- The problem
Provide nothing but the number of lines containing the string "chart".

Records with drawing code:
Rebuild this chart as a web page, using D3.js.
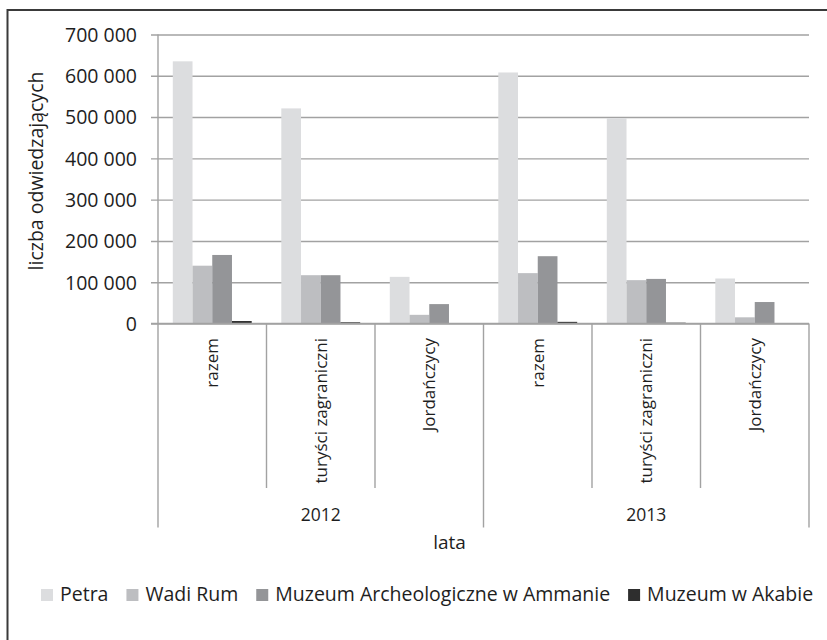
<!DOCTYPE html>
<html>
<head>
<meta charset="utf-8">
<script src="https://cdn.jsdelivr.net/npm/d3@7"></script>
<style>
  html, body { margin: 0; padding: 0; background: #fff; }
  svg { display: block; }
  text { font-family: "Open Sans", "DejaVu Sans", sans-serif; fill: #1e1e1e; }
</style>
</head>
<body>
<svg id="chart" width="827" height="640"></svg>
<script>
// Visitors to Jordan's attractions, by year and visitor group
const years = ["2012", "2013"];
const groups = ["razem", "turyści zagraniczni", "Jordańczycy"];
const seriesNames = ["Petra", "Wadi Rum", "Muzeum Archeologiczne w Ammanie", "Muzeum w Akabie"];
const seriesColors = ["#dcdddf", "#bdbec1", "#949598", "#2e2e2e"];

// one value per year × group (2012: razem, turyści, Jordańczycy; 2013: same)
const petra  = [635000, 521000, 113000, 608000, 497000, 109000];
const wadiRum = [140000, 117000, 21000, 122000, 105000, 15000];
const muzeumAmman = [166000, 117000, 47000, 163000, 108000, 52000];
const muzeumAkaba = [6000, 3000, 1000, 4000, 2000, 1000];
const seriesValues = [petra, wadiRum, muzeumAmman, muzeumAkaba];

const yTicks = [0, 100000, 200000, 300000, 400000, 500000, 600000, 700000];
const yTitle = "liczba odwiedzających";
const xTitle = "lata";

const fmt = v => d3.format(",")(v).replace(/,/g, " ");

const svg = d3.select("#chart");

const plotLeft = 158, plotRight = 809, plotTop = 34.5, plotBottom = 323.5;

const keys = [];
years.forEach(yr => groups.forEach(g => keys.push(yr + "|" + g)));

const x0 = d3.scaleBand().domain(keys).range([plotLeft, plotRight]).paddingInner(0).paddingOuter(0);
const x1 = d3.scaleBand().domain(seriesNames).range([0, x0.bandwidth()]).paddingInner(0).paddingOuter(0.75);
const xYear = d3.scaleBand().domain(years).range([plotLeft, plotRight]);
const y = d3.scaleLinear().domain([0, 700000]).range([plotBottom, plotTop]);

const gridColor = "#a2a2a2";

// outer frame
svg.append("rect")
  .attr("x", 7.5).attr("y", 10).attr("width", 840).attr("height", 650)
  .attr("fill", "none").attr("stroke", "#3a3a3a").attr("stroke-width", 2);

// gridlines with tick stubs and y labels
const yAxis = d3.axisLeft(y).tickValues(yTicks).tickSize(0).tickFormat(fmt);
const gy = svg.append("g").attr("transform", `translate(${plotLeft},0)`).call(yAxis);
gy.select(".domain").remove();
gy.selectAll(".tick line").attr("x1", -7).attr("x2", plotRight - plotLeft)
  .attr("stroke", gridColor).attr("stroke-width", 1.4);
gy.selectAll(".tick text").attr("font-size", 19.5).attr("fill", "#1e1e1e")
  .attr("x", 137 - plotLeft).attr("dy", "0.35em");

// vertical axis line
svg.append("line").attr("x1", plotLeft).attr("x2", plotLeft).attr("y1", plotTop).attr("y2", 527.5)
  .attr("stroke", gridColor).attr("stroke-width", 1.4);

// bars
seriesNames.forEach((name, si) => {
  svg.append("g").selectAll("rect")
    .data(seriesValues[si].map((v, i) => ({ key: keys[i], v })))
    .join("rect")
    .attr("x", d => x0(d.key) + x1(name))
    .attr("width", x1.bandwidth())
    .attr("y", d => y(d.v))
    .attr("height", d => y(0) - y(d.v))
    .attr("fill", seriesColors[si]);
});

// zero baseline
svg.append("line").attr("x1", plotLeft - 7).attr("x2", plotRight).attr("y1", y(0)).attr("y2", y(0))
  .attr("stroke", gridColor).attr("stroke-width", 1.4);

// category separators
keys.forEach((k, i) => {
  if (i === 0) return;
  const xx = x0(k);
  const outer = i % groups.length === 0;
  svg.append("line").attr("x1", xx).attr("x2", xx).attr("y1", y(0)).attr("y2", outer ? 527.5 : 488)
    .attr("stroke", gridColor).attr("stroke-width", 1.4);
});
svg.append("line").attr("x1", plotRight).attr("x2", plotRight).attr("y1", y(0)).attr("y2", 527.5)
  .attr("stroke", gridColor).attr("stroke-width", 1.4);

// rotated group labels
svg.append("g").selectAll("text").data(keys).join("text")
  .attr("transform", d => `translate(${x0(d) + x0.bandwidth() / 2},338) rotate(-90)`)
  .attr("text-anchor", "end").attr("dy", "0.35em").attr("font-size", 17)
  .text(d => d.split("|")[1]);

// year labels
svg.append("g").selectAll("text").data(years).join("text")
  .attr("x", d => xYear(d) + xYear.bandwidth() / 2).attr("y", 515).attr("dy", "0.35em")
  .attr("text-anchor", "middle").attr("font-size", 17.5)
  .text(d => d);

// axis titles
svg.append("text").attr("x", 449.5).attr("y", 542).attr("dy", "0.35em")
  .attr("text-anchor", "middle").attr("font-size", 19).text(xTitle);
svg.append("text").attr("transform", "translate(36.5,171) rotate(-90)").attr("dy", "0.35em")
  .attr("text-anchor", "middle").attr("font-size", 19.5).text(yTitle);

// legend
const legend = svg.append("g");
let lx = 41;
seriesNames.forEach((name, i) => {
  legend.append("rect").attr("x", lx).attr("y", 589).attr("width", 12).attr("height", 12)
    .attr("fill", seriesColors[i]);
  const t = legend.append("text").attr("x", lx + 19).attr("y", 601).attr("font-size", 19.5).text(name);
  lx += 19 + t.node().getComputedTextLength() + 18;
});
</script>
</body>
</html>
==
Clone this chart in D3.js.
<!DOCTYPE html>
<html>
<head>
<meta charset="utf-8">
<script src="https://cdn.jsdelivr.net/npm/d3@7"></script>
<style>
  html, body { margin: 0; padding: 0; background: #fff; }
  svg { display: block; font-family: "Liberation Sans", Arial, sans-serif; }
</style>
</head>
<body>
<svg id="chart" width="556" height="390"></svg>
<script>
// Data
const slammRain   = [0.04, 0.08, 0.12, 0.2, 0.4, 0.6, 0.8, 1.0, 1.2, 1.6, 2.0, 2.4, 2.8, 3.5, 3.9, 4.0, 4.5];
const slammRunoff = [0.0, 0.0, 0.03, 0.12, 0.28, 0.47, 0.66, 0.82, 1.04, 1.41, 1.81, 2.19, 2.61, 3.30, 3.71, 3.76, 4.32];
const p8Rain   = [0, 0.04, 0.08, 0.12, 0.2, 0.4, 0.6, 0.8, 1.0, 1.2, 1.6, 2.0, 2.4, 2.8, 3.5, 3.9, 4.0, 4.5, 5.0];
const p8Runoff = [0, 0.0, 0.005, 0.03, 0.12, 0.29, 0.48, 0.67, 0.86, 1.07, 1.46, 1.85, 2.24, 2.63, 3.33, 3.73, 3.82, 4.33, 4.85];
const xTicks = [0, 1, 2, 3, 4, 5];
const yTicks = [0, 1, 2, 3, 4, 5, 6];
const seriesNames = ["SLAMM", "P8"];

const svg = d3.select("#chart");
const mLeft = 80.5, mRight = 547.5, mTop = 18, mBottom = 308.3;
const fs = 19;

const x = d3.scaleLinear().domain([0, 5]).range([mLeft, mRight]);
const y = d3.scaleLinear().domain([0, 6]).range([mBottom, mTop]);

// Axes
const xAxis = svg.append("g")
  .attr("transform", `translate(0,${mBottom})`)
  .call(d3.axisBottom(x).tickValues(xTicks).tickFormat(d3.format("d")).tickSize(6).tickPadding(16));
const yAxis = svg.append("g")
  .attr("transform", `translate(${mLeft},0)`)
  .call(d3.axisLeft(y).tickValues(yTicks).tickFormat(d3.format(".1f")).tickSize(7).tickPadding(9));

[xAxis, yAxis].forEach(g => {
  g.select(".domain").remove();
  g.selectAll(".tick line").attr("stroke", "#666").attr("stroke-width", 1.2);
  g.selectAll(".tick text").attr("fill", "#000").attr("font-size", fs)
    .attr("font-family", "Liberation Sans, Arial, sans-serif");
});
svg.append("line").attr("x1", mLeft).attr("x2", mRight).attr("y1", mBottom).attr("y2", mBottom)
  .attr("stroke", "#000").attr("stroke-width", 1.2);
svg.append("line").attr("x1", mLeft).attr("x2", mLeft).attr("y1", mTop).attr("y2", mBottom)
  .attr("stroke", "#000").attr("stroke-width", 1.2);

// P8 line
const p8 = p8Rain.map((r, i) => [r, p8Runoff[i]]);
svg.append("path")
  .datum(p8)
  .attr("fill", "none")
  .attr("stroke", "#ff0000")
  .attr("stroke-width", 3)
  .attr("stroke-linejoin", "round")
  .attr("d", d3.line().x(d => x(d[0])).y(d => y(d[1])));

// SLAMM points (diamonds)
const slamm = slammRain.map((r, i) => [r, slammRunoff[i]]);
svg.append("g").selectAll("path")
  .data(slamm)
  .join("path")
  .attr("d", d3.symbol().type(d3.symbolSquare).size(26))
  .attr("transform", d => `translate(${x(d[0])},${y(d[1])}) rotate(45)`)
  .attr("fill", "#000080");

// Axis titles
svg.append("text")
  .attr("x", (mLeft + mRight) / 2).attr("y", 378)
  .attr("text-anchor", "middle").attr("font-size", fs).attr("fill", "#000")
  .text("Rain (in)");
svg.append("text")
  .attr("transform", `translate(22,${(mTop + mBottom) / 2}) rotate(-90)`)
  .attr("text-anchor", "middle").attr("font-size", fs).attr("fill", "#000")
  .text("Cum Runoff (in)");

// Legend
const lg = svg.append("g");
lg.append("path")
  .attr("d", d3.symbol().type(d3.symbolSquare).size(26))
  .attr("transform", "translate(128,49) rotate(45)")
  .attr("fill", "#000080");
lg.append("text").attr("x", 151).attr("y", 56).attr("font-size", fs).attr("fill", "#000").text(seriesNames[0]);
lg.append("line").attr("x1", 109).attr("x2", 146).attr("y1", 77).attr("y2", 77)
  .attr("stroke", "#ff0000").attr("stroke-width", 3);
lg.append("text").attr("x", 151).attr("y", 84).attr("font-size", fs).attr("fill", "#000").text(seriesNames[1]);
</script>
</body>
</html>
--
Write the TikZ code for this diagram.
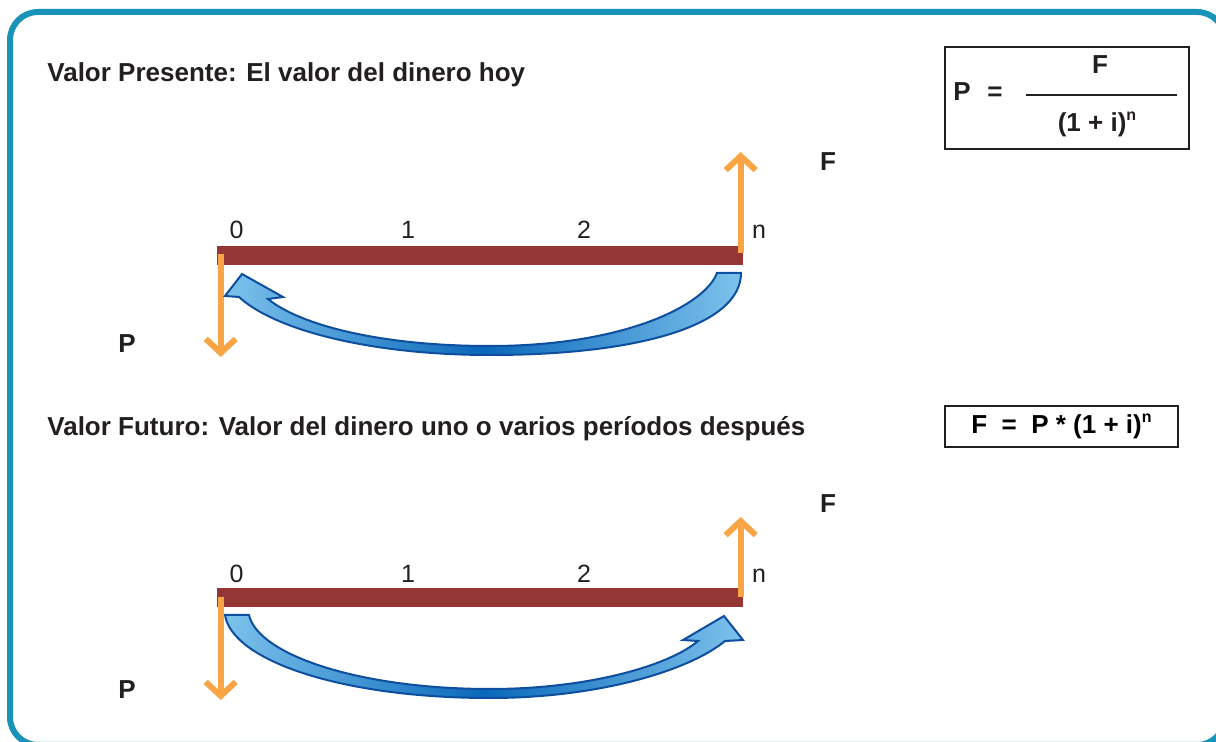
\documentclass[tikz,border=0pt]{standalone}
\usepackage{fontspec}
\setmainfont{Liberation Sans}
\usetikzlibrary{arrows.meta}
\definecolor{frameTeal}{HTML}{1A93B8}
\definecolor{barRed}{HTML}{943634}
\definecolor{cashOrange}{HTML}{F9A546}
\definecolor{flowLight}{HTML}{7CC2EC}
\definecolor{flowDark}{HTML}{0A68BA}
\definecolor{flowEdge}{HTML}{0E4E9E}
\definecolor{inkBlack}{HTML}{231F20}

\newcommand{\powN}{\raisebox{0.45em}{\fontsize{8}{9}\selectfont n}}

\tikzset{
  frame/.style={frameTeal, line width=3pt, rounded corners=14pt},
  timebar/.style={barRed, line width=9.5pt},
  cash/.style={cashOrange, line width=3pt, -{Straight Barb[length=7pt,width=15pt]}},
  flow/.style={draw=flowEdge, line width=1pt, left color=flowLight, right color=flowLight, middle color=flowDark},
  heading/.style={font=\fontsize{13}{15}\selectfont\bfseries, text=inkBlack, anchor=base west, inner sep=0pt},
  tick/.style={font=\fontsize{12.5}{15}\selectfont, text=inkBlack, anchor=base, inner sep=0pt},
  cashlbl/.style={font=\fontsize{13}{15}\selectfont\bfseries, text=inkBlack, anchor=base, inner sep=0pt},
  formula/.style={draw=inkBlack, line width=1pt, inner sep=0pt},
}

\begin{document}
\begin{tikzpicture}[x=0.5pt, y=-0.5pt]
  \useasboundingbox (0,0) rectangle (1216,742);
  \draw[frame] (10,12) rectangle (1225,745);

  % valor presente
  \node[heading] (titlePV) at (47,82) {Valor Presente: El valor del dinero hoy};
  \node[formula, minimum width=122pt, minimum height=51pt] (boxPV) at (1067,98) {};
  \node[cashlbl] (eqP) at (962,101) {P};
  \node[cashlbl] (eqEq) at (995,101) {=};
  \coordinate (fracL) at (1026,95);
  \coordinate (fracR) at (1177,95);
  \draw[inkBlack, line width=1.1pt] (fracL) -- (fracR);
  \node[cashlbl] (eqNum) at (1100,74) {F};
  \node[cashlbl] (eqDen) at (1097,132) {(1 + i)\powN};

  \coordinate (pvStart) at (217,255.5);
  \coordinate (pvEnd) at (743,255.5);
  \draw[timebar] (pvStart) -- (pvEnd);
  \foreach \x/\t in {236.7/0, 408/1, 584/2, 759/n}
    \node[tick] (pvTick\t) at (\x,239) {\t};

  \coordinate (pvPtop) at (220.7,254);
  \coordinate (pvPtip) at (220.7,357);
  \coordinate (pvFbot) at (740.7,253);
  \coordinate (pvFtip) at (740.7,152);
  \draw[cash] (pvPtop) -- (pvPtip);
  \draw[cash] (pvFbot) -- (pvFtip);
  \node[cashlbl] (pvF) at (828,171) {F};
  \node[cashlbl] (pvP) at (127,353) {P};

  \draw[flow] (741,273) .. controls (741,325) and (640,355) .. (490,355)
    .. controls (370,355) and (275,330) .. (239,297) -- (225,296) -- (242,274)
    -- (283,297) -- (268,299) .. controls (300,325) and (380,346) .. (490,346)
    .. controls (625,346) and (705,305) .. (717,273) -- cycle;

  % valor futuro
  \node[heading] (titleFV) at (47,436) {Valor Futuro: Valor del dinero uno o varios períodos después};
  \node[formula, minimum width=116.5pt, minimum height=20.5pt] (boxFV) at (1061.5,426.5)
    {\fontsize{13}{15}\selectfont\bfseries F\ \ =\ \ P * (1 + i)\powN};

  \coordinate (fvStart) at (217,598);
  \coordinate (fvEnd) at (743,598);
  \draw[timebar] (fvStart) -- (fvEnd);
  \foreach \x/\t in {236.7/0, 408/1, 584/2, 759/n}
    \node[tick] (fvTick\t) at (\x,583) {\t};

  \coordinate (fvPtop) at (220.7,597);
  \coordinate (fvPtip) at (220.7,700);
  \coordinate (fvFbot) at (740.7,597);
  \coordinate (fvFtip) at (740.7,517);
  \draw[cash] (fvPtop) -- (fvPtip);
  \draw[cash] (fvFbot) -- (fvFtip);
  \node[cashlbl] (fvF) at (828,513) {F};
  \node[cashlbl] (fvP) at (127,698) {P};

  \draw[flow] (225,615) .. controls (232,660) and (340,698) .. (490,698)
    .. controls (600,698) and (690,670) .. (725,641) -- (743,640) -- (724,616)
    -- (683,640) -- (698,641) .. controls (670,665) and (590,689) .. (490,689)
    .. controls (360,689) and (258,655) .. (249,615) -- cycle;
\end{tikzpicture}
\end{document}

- Completed exercise
6